>>>>>
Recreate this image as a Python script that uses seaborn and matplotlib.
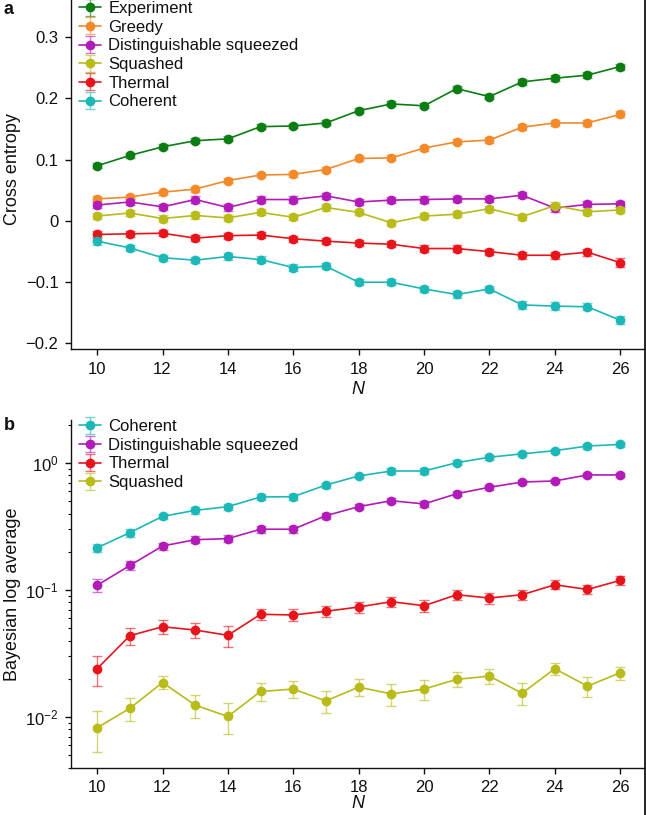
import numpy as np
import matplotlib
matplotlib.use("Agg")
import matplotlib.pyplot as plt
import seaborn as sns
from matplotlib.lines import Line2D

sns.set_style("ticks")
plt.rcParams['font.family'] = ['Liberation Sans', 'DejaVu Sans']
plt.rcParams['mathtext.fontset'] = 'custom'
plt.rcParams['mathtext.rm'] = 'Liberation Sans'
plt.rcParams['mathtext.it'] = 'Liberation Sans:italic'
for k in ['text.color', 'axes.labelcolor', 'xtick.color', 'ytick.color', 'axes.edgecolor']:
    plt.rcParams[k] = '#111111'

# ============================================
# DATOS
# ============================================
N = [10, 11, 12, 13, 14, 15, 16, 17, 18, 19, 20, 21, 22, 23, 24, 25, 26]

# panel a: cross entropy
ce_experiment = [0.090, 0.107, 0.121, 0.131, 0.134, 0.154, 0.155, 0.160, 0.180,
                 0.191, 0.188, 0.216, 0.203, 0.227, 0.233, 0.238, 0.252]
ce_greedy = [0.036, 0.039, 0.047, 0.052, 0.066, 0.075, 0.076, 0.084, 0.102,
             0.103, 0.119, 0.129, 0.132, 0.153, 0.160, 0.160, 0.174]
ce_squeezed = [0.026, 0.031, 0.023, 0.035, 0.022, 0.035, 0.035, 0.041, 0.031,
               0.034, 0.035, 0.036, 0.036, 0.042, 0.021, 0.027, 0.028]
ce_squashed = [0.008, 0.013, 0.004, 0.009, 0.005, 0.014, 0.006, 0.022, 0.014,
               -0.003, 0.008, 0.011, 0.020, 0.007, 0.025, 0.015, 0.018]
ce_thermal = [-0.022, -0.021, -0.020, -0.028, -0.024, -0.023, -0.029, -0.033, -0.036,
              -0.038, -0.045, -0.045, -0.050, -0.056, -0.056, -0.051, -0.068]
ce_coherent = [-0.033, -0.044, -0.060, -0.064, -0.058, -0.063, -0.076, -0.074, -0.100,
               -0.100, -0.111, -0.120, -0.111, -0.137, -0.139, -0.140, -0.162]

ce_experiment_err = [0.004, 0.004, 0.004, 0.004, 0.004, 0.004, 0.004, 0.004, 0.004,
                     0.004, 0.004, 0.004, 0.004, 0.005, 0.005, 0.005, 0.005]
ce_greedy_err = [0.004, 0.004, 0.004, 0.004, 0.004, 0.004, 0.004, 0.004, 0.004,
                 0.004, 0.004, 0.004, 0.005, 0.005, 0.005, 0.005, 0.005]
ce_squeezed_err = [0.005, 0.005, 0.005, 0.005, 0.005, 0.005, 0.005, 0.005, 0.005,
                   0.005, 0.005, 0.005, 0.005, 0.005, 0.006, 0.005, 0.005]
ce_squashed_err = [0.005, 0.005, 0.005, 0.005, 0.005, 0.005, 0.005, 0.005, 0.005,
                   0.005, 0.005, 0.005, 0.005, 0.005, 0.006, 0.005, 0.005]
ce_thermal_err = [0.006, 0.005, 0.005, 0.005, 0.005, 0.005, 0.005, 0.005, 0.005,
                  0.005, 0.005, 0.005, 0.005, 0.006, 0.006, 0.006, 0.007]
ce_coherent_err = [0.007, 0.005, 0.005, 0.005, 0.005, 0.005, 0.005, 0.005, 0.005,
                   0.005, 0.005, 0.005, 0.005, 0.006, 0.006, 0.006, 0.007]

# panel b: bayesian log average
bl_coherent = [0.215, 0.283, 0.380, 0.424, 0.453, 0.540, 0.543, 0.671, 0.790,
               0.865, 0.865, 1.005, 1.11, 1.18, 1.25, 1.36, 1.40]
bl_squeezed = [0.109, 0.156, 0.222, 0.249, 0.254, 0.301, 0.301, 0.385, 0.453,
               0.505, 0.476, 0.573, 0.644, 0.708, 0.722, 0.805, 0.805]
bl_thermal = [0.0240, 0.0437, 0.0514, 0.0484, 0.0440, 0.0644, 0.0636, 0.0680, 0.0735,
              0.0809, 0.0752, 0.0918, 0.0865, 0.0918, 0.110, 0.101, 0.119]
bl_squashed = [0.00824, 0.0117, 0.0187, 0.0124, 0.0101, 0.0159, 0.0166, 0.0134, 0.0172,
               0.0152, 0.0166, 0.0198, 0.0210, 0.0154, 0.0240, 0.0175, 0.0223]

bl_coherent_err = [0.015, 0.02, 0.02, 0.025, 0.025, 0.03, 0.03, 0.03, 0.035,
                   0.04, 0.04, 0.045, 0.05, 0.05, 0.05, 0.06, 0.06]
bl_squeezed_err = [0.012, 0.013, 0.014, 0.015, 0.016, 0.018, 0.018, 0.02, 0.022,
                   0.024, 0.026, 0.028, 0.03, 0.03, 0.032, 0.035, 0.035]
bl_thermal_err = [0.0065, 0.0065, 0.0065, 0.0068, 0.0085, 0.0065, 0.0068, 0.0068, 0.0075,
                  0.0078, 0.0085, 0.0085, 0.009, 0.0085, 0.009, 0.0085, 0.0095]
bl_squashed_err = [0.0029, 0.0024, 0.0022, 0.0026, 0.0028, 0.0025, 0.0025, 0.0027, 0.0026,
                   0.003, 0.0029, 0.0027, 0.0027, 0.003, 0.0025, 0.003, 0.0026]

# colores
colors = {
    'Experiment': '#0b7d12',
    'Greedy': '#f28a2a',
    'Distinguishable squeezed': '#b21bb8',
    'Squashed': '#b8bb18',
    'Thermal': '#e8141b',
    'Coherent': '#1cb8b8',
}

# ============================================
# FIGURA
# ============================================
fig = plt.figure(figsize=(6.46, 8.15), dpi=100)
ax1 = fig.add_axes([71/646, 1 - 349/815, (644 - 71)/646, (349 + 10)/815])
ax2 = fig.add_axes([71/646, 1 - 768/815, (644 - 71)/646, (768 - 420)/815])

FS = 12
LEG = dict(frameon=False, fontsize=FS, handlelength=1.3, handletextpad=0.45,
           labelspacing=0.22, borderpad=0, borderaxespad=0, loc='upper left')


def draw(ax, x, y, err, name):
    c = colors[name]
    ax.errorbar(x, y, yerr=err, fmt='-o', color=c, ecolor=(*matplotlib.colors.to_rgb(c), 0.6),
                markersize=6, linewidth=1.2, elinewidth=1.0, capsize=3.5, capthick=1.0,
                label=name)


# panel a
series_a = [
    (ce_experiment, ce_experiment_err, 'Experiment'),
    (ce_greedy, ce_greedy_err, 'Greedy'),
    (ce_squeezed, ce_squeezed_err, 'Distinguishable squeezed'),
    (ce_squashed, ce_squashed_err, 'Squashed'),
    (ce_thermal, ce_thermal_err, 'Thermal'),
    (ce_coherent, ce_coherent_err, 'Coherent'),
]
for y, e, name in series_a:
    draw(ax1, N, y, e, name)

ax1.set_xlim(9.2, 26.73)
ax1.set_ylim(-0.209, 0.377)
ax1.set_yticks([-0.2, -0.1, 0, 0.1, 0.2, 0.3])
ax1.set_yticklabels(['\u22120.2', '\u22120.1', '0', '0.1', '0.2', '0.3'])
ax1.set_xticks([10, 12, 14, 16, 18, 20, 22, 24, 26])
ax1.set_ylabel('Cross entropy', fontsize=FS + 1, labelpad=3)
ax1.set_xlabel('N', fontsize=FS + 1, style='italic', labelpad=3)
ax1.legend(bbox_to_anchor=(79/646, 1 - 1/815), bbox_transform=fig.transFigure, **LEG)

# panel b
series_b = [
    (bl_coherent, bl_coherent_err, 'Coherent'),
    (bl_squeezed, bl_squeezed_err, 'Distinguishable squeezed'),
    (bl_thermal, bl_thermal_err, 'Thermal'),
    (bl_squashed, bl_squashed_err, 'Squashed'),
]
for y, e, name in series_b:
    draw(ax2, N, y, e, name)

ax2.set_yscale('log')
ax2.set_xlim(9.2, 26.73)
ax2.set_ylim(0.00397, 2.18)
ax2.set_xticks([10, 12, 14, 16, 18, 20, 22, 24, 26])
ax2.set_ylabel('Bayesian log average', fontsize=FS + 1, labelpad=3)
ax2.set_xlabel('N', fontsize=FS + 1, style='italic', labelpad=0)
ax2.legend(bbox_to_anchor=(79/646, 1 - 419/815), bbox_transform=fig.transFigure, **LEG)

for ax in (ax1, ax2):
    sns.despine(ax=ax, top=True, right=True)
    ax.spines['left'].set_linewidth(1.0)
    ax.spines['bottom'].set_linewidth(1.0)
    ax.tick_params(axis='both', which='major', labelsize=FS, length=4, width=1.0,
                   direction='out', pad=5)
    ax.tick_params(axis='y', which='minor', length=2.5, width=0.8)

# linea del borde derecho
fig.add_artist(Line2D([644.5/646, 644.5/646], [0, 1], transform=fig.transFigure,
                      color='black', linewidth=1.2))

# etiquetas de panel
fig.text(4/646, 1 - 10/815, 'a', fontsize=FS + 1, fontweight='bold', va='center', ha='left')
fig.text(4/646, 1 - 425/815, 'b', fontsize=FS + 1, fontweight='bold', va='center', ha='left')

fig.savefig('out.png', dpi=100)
<<<<<
Problem description :: Omit the pictures, then repeat exactly each line from the beginning of the listing through the line with "-0.100, -0.111, -0.120, -0.111, -0.137, -0.139, -0.140, -0.162]".

Response to this task ::
Recreate this image as a Python script that uses seaborn and matplotlib.
import numpy as np
import matplotlib
matplotlib.use("Agg")
import matplotlib.pyplot as plt
import seaborn as sns
from matplotlib.lines import Line2D

sns.set_style("ticks")
plt.rcParams['font.family'] = ['Liberation Sans', 'DejaVu Sans']
plt.rcParams['mathtext.fontset'] = 'custom'
plt.rcParams['mathtext.rm'] = 'Liberation Sans'
plt.rcParams['mathtext.it'] = 'Liberation Sans:italic'
for k in ['text.color', 'axes.labelcolor', 'xtick.color', 'ytick.color', 'axes.edgecolor']:
    plt.rcParams[k] = '#111111'

# ============================================
# DATOS
# ============================================
N = [10, 11, 12, 13, 14, 15, 16, 17, 18, 19, 20, 21, 22, 23, 24, 25, 26]

# panel a: cross entropy
ce_experiment = [0.090, 0.107, 0.121, 0.131, 0.134, 0.154, 0.155, 0.160, 0.180,
                 0.191, 0.188, 0.216, 0.203, 0.227, 0.233, 0.238, 0.252]
ce_greedy = [0.036, 0.039, 0.047, 0.052, 0.066, 0.075, 0.076, 0.084, 0.102,
             0.103, 0.119, 0.129, 0.132, 0.153, 0.160, 0.160, 0.174]
ce_squeezed = [0.026, 0.031, 0.023, 0.035, 0.022, 0.035, 0.035, 0.041, 0.031,
               0.034, 0.035, 0.036, 0.036, 0.042, 0.021, 0.027, 0.028]
ce_squashed = [0.008, 0.013, 0.004, 0.009, 0.005, 0.014, 0.006, 0.022, 0.014,
               -0.003, 0.008, 0.011, 0.020, 0.007, 0.025, 0.015, 0.018]
ce_thermal = [-0.022, -0.021, -0.020, -0.028, -0.024, -0.023, -0.029, -0.033, -0.036,
              -0.038, -0.045, -0.045, -0.050, -0.056, -0.056, -0.051, -0.068]
ce_coherent = [-0.033, -0.044, -0.060, -0.064, -0.058, -0.063, -0.076, -0.074, -0.100,
               -0.100, -0.111, -0.120, -0.111, -0.137, -0.139, -0.140, -0.162]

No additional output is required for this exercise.